Idiopathic pulmonary fibrosis: a more common condition than you may think
Idiopathic pulmonary fibrosis (IPF) is a chronic, progressive incurable lung disease that affects a significant amount of people in the UK. Many health professionals have a limited understanding of IPF, which can result in a delayed diagnosis and inadequate care for individuals and their families. This article aims to provide an overview of IPF and help to enhance health professionals' understanding of the disease, thus contributing towards improving the care that IPF sufferers receive. This article provides a definition of IPF and explores its pathophysiology. It discusses the causes and risk factors for developing the condition, examines how IPF is diagnosed and details the treatment options available for IPF patients.

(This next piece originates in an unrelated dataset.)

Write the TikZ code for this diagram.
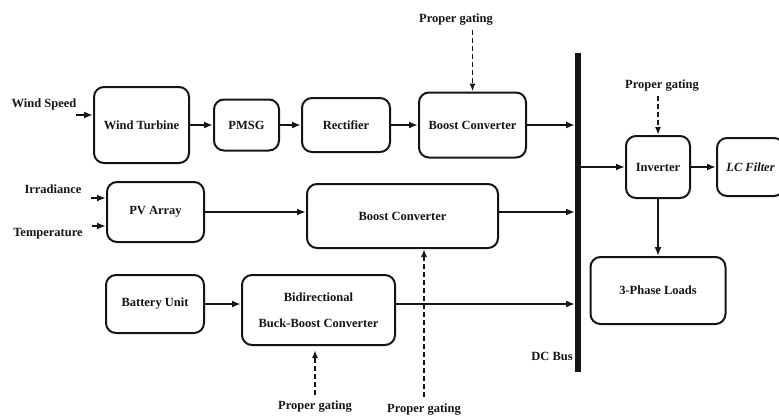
\documentclass[tikz,border=0pt]{standalone}
\usepackage{fontspec}
\setmainfont{Liberation Serif}
\usepackage{tikz}
\usetikzlibrary{arrows.meta, positioning}
\definecolor{inkblack}{HTML}{151515}
\newcommand{\blockfont}{\fontsize{12.5}{14}\selectfont\bfseries}
\tikzstyle{block} = [rectangle, rounded corners=10pt, draw=inkblack, line width=2pt, text=inkblack, text centered, inner sep=2pt]
\tikzstyle{arrow} = [line width=2pt, -{Latex[length=9pt,width=7pt]}, color=inkblack]
\tikzstyle{gate} = [line width=1.6pt, dash pattern=on 5pt off 3pt, -{Latex[length=8pt,width=6pt]}, color=inkblack]
\tikzstyle{sig} = [text=inkblack, inner sep=1pt]

\begin{document}
\begin{tikzpicture}[x=1pt, y=-1pt, node distance=20pt, every node/.style={font=\blockfont}]
    \clip (0,0) rectangle (779,418);

    % Wind row
    \node[block, minimum width=95pt, minimum height=76pt] (turbine) at (141.5,125) {Wind Turbine};
    \node[block, right=23pt of turbine, minimum width=65pt, minimum height=51pt] (pmsg) {PMSG};
    \node[block, right=21pt of pmsg, minimum width=88pt, minimum height=54pt] (rectifier) {Rectifier};
    \node[block, right=27pt of rectifier, minimum width=107pt, minimum height=65pt] (windboost) {Boost Converter};

    % PV row
    \node[block, minimum width=97pt, minimum height=60pt] (pv) at (155.5,212) {PV Array};
    \node[block, minimum width=191pt, minimum height=64pt] (pvboost) at (402.5,216) {Boost Converter};

    % Battery row
    \node[block, minimum width=98pt, minimum height=58pt] (battery) at (155,304) {Battery Unit};
    \node[block, minimum width=153pt, minimum height=70pt, align=center] (bidir) at (318.5,310) {Bidirectional\\[12pt]Buck-Boost Converter};

    % DC bus
    \coordinate (bustop) at (578,53);
    \coordinate (busbot) at (578,372);
    \draw[line width=6pt, inkblack] (bustop) -- (busbot);
    \node[sig, anchor=east] (buslbl) at (574,356) {DC Bus};

    % Output side
    \node[block, minimum width=64pt, minimum height=62pt] (inverter) at (658,167) {Inverter};
    \node[block, right=25pt of inverter, minimum width=67pt, minimum height=58pt, font=\blockfont\itshape] (lcfilter) {LC Filter};
    \node[block, below=57pt of inverter, minimum width=135pt, minimum height=67pt] (loads) {3-Phase Loads};

    % Input labels
    \node[sig] (wind) at (44,104) {Wind Speed};
    \node[sig] (irr) at (53,189) {Irradiance};
    \node[sig] (temp) at (48,234) {Temperature};
    \coordinate (windin) at (76,115);
    \coordinate (irrin) at (91,198);
    \coordinate (tempin) at (92,226);

    % Gating labels
    \node[sig] (gwind) at (456,20) {Proper gating};
    \node[sig] (ginv) at (662,86) {Proper gating};
    \node[sig] (gbidir) at (315,407) {Proper gating};
    \node[sig] (gpv) at (424,410) {Proper gating};

    % Arrows
    \draw[arrow] (windin) -- (windin -| turbine.west);
    \draw[arrow] (irrin) -- (irrin -| pv.west);
    \draw[arrow] (tempin) -- (tempin -| pv.west);
    \draw[arrow] (turbine) -- (pmsg);
    \draw[arrow] (pmsg) -- (rectifier);
    \draw[arrow] (rectifier) -- (windboost);
    \draw[arrow, shorten >=3pt] (windboost.east) -- (windboost.east -| bustop);
    \draw[arrow] (pv.east) -- (pv.east -| pvboost.west);
    \draw[arrow, shorten >=3pt] (pvboost.east |- pv.east) -- (pv.east -| bustop);
    \draw[arrow] (battery.east) -- (battery.east -| bidir.west);
    \draw[arrow, shorten >=3pt] (bidir.east |- battery.east) -- (battery.east -| bustop);
    \draw[arrow] (bustop |- inverter.west) -- (inverter.west);
    \draw[arrow] (inverter) -- (lcfilter);
    \draw[arrow] (inverter) -- (loads);

    % Gating signals
    \draw[gate, shorten <=3pt] (gwind.south -| windboost.north) -- (windboost.north);
    \draw[gate, shorten <=3pt] (ginv.south -| inverter.north) -- (inverter.north);
    \draw[gate, shorten <=5pt, shorten >=4pt] (gbidir.north) -- (gbidir.north |- bidir.south);
    \draw[gate, shorten <=6pt] (gpv.north) -- (gpv.north |- pvboost.south);
\end{tikzpicture}
\end{document}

The COVID-19 pandemic has brought to the fore an increased awareness of respiratory conditions. Unheard of until a few months ago, SARS-CoV-2, the cause of COVID-19, has become renowned and has prompted a concerted global response to combating the spread of this novel coronavirus, with unprecedented resources being allocated for research and the development of vaccines in an attempt to curb the pandemic. The long-term ill effects of having had a serious episode of COVID-19 are not yet known, but there are early indications that scarring of the lungs is one of the complications. The irony of scarring of the lungs, known as pulmonary fibrosis (PF), is that it is a poorly recognised and misunderstood respiratory condition with variable access to support and resources. This article is timely as a reminder to nurses of the condition and to help consider the specific care and support that this patient group needs to be offered.